# START OF Dataset section

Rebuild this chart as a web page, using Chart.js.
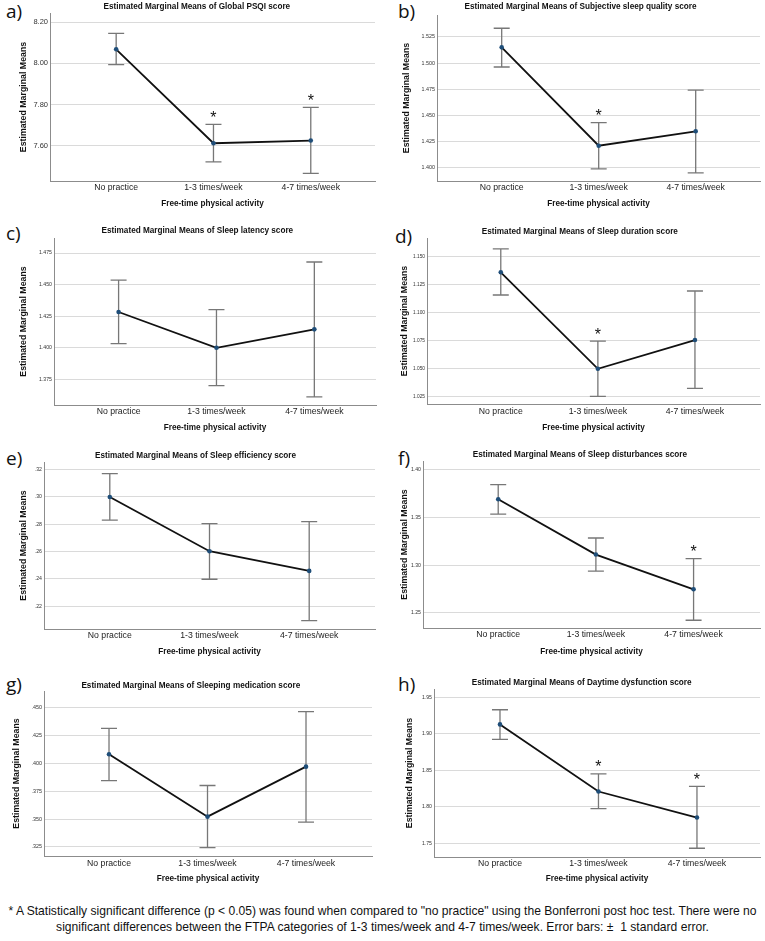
<!DOCTYPE html>
<html>
<head>
<meta charset="utf-8">
<script src="https://cdn.jsdelivr.net/npm/chart.js@4.4.1/dist/chart.umd.min.js"></script>
<style>
  body { margin: 0; background: #fff; width: 765px; height: 941px; position: relative; overflow: hidden; }
  canvas { position: absolute; }
  .lbl { position: absolute; font-family: 'Open Sans', sans-serif; font-size: 19px; line-height: 1; color: #111; }
  .note { position: absolute; left: 0; top: 903px; width: 765px; text-align: center; white-space: nowrap;
          font-family: 'Liberation Sans', sans-serif; font-size: 12.1px; line-height: 16px; color: #111; }
</style>
</head>
<body>
<div class="lbl" style="left:6px;top:2px">a)</div>
<div class="lbl" style="left:398px;top:2px">b)</div>
<div class="lbl" style="left:6px;top:224px">c)</div>
<div class="lbl" style="left:395px;top:227px">d)</div>
<div class="lbl" style="left:6px;top:449px">e)</div>
<div class="lbl" style="left:398px;top:449px">f)</div>
<div class="lbl" style="left:6px;top:675px">g)</div>
<div class="lbl" style="left:398px;top:675px">h)</div>
<div class="note">* A Statistically significant difference (p &lt; 0.05) was found when compared to "no practice" using the Bonferroni post hoc test. There were no<br>significant differences between the FTPA categories of 1-3 times/week and 4-7 times/week. Error bars: ± &nbsp;1 standard error.</div>
<script>
// ── Data ──────────────────────────────────────────────────────────
const categories = ['No practice', '1-3 times/week', '4-7 times/week'];

// a) Global PSQI
const meanA  = [8.068, 7.613, 7.626];
const upA    = [8.145, 7.704, 7.787];
const loA    = [7.994, 7.523, 7.467];
const sigA   = [false, true, true];
const ticksA = ['7.60', '7.80', '8.00', '8.20'];

// b) Subjective sleep quality
const meanB  = [1.515, 1.4208, 1.4346];
const upB    = [1.5333, 1.4429, 1.4740];
const loB    = [1.4962, 1.3987, 1.3948];
const sigB   = [false, true, false];
const ticksB = ['1.400', '1.425', '1.450', '1.475', '1.500', '1.525'];

// c) Sleep latency
const meanC  = [1.4283, 1.400, 1.4146];
const upC    = [1.4536, 1.4302, 1.4679];
const loC    = [1.4033, 1.3701, 1.3611];
const sigC   = [false, false, false];
const ticksC = ['1.375', '1.400', '1.425', '1.450', '1.475'];

// d) Sleep duration
const meanD  = [1.136, 1.0497, 1.0754];
const upD    = [1.1569, 1.0744, 1.1193];
const loD    = [1.1157, 1.025, 1.0321];
const sigD   = [false, true, false];
const ticksD = ['1.025', '1.050', '1.075', '1.100', '1.125', '1.150'];

// e) Sleep efficiency
const meanE  = [0.300, 0.2603, 0.2459];
const upE    = [0.3171, 0.2805, 0.2819];
const loE    = [0.2830, 0.2398, 0.2095];
const sigE   = [false, false, false];
const ticksE = ['.22', '.24', '.26', '.28', '.30', '.32'];

// f) Sleep disturbances
const meanF  = [1.3687, 1.311, 1.2747];
const upF    = [1.384, 1.3283, 1.3068];
const loF    = [1.3533, 1.2937, 1.2424];
const sigF   = [false, false, true];
const ticksF = ['1.25', '1.30', '1.35', '1.40'];

// g) Sleeping medication
const meanG  = [0.4082, 0.3522, 0.3971];
const upG    = [0.4315, 0.3802, 0.4464];
const loG    = [0.3845, 0.3244, 0.3473];
const sigG   = [false, false, false];
const ticksG = ['.325', '.350', '.375', '.400', '.425', '.450'];

// h) Daytime dysfunction
const meanH  = [1.913, 1.8212, 1.7856];
const upH    = [1.933, 1.8453, 1.8281];
const loH    = [1.8925, 1.7977, 1.7436];
const sigH   = [false, true, true];
const ticksH = ['1.75', '1.80', '1.85', '1.90', '1.95'];

// ── Panels (layout: plot box L,T,R,B in page px) ─────────────────
const PANELS = [
  { title: 'Estimated Marginal Means of Global PSQI score', mean: meanA, up: upA, lo: loA, sig: sigA, ticks: ticksA,
    yr: [7.43, 8.244], xr: [-0.68, 2.66], ox: 0, oy: 0, box: [50, 13, 375, 181],
    titleX: 197, titleY: 7, yTitleX: 24, tickY: 188, xTitleY: 203, yTick: 7.5 },
  { title: 'Estimated Marginal Means of Subjective sleep quality score', mean: meanB, up: upB, lo: loB, sig: sigB, ticks: ticksB,
    yr: [1.387, 1.546], xr: [-0.667, 2.663], ox: 380, oy: 0, box: [437, 15, 760, 181],
    titleX: 580.5, titleY: 7, yTitleX: 407, tickY: 188, xTitleY: 203, yTick: 5.4 },
  { title: 'Estimated Marginal Means of Sleep latency score', mean: meanC, up: upC, lo: loC, sig: sigC, ticks: ticksC,
    yr: [1.3547, 1.4869], xr: [-0.66, 2.63], ox: 0, oy: 215, box: [54, 238, 376, 405],
    titleX: 198.3, titleY: 231, yTitleX: 24, tickY: 412, xTitleY: 427, yTick: 5.2 },
  { title: 'Estimated Marginal Means of Sleep duration score', mean: meanD, up: upD, lo: loD, sig: sigD, ticks: ticksD,
    yr: [1.0182, 1.1667], xr: [-0.76, 2.67], ox: 380, oy: 215, box: [427, 238, 760, 404],
    titleX: 581.7, titleY: 231.7, yTitleX: 405, tickY: 412, xTitleY: 427, yTick: 4.8 },
  { title: 'Estimated Marginal Means of Sleep efficiency score', mean: meanE, up: upE, lo: loE, sig: sigE, ticks: ticksE,
    yr: [0.2034, 0.3256], xr: [-0.66, 2.66], ox: 0, oy: 440, box: [44, 462, 375, 629],
    titleX: 195.5, titleY: 455.7, yTitleX: 23.3, tickY: 636, xTitleY: 651, yTick: 5.2 },
  { title: 'Estimated Marginal Means of Sleep disturbances score', mean: meanF, up: upF, lo: loF, sig: sigF, ticks: ticksF,
    yr: [1.2343, 1.4087], xr: [-0.77, 2.68], ox: 380, oy: 440, box: [423, 461, 760, 628],
    titleX: 582.5, titleY: 455, yTitleX: 405, tickY: 635, xTitleY: 651, yTick: 5.2 },
  { title: 'Estimated Marginal Means of Sleeping medication score', mean: meanG, up: upG, lo: loG, sig: sigG, ticks: ticksG,
    yr: [0.3169, 0.465], xr: [-0.66, 2.67], ox: 0, oy: 665, box: [44, 691, 372, 856],
    titleX: 190.8, titleY: 686, yTitleX: 16.7, tickY: 864, xTitleY: 878, yTick: 5.4 },
  { title: 'Estimated Marginal Means of Daytime dysfunction score', mean: meanH, up: upH, lo: loH, sig: sigH, ticks: ticksH,
    yr: [1.7316, 1.9614], xr: [-0.67, 2.64], ox: 380, oy: 665, box: [434, 689, 760, 857],
    titleX: 581.7, titleY: 682.7, yTitleX: 410, tickY: 864, xTitleY: 878, yTick: 5.2 },
];

const FONT = "'Liberation Sans', Arial, sans-serif";
const FS = { title: 8.2, yTitle: 8.8, xTitle: 8.2, xTick: 8.7 };

// ── Error bars + significance asterisks ──────────────────────────
const errorBars = {
  id: 'errorBars',
  beforeDatasetsDraw(chart, args, opts) {
    const { ctx, scales: { x, y } } = chart;
    ctx.save();
    ctx.strokeStyle = '#777';
    ctx.lineWidth = 1.3;
    opts.upper.forEach((u, i) => {
      const px = x.getPixelForValue(i);
      const top = y.getPixelForValue(u);
      const bot = y.getPixelForValue(opts.lower[i]);
      ctx.beginPath();
      ctx.moveTo(px, top); ctx.lineTo(px, bot);
      ctx.moveTo(px - 8, top); ctx.lineTo(px + 8, top);
      ctx.moveTo(px - 8, bot); ctx.lineTo(px + 8, bot);
      ctx.stroke();
    });
    ctx.restore();
  },
  afterDatasetsDraw(chart, args, opts) {
    const { ctx, scales: { x, y } } = chart;
    ctx.save();
    ctx.fillStyle = '#111';
    ctx.font = '16px ' + FONT;
    ctx.textAlign = 'center';
    ctx.textBaseline = 'alphabetic';
    opts.sig.forEach((s, i) => {
      if (!s) return;
      const px = x.getPixelForValue(i);
      const top = y.getPixelForValue(opts.upper[i]);
      ctx.fillText('*', px, top - 1.5);
    });
    ctx.restore();
  },
};

function makeChart(p) {
  const [L, T, R, B] = p.box;
  const cw = 385, ch = p.oy === 0 ? 215 : 225;
  const lhT = FS.title * 1.2, lhY = FS.yTitle * 1.2, lhX = FS.xTick * 1.2, lhXT = FS.xTitle * 1.2;
  // left padding centres the title; it may not pass the y-axis title
  const padL = Math.max(0, Math.min(2 * (p.titleX - p.ox) - (R - p.ox), (p.yTitleX - p.ox) - lhY / 2));
  const padR = cw - (R - p.ox);
  const yW = (L - p.ox) - padL;
  const xH = 30;
  const padB = ch - (B - p.oy) - xH;

  const canvas = document.createElement('canvas');
  canvas.width = cw; canvas.height = ch;
  canvas.style.left = p.ox + 'px'; canvas.style.top = p.oy + 'px';
  canvas.style.width = cw + 'px'; canvas.style.height = ch + 'px';
  document.body.appendChild(canvas);

  new Chart(canvas, {
    type: 'line',
    data: {
      datasets: [{
        data: p.mean.map((v, i) => ({ x: i, y: v })),
        borderColor: '#111',
        borderWidth: 1.8,
        pointRadius: 2.3,
        pointBackgroundColor: '#1f4e79',
        pointBorderWidth: 0,
        tension: 0,
      }],
    },
    options: {
      responsive: false,
      animation: false,
      layout: { padding: { left: padL, right: padR, top: 0, bottom: padB } },
      plugins: {
        legend: { display: false },
        tooltip: { enabled: false },
        title: {
          display: true, text: p.title, color: '#111',
          font: { family: FONT, size: FS.title, weight: 'bold', lineHeight: 1.2 },
          padding: { top: p.titleY - p.oy - lhT / 2, bottom: T - p.titleY - lhT / 2 },
        },
        errorBars: { upper: p.up, lower: p.lo, sig: p.sig },
      },
      scales: {
        x: {
          type: 'linear', min: p.xr[0], max: p.xr[1],
          afterBuildTicks: s => { s.ticks = categories.map((c, i) => ({ value: i })); },
          afterFit: s => { s.height = xH; },
          grid: { display: false, drawTicks: false },
          border: { display: true, color: '#8c8c8c' },
          ticks: {
            padding: p.tickY - B - lhX / 2, color: '#222', autoSkip: false, maxRotation: 0,
            font: { family: FONT, size: FS.xTick, lineHeight: 1.2 },
            callback: v => categories[v],
          },
          title: {
            display: true, text: 'Free-time physical activity', color: '#111',
            font: { family: FONT, size: FS.xTitle, weight: 'bold', lineHeight: 1.2 },
            padding: { top: 0, bottom: B + xH - p.xTitleY - lhXT / 2 - 1 },
          },
        },
        y: {
          min: p.yr[0], max: p.yr[1],
          afterBuildTicks: s => { s.ticks = p.ticks.map(t => ({ value: parseFloat(t) })); },
          afterFit: s => { s.width = yW; },
          grid: { color: '#dadada', drawTicks: false },
          border: { display: true, color: '#8c8c8c' },
          ticks: {
            padding: 2, color: '#333',
            font: { family: FONT, size: p.yTick },
            callback: (v, i) => p.ticks[i],
          },
          title: {
            display: true, text: 'Estimated Marginal Means', color: '#111',
            font: { family: FONT, size: FS.yTitle, weight: 'bold', lineHeight: 1.2 },
            padding: { top: Math.max(0, (p.yTitleX - p.ox) - padL - lhY / 2), bottom: 0 },
          },
        },
      },
    },
    plugins: [errorBars],
  });
}

PANELS.forEach(makeChart);
</script>
</body>
</html>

# END OF Dataset section

→ **What the exercise asks**:
Repeat, with no pictures, each line from the beginning of the data through the line containing "['1.400', '1.425', '1.450', '1.475', '1.500', '1.525'];", inclusive.

→ **Response to the task**:
Rebuild this chart as a web page, using Chart.js.
<!DOCTYPE html>
<html>
<head>
<meta charset="utf-8">
<script src="https://cdn.jsdelivr.net/npm/chart.js@4.4.1/dist/chart.umd.min.js"></script>
<style>
  body { margin: 0; background: #fff; width: 765px; height: 941px; position: relative; overflow: hidden; }
  canvas { position: absolute; }
  .lbl { position: absolute; font-family: 'Open Sans', sans-serif; font-size: 19px; line-height: 1; color: #111; }
  .note { position: absolute; left: 0; top: 903px; width: 765px; text-align: center; white-space: nowrap;
          font-family: 'Liberation Sans', sans-serif; font-size: 12.1px; line-height: 16px; color: #111; }
</style>
</head>
<body>
<div class="lbl" style="left:6px;top:2px">a)</div>
<div class="lbl" style="left:398px;top:2px">b)</div>
<div class="lbl" style="left:6px;top:224px">c)</div>
<div class="lbl" style="left:395px;top:227px">d)</div>
<div class="lbl" style="left:6px;top:449px">e)</div>
<div class="lbl" style="left:398px;top:449px">f)</div>
<div class="lbl" style="left:6px;top:675px">g)</div>
<div class="lbl" style="left:398px;top:675px">h)</div>
<div class="note">* A Statistically significant difference (p &lt; 0.05) was found when compared to "no practice" using the Bonferroni post hoc test. There were no<br>significant differences between the FTPA categories of 1-3 times/week and 4-7 times/week. Error bars: ± &nbsp;1 standard error.</div>
<script>
// ── Data ──────────────────────────────────────────────────────────
const categories = ['No practice', '1-3 times/week', '4-7 times/week'];

// a) Global PSQI
const meanA  = [8.068, 7.613, 7.626];
const upA    = [8.145, 7.704, 7.787];
const loA    = [7.994, 7.523, 7.467];
const sigA   = [false, true, true];
const ticksA = ['7.60', '7.80', '8.00', '8.20'];

// b) Subjective sleep quality
const meanB  = [1.515, 1.4208, 1.4346];
const upB    = [1.5333, 1.4429, 1.4740];
const loB    = [1.4962, 1.3987, 1.3948];
const sigB   = [false, true, false];
const ticksB = ['1.400', '1.425', '1.450', '1.475', '1.500', '1.525'];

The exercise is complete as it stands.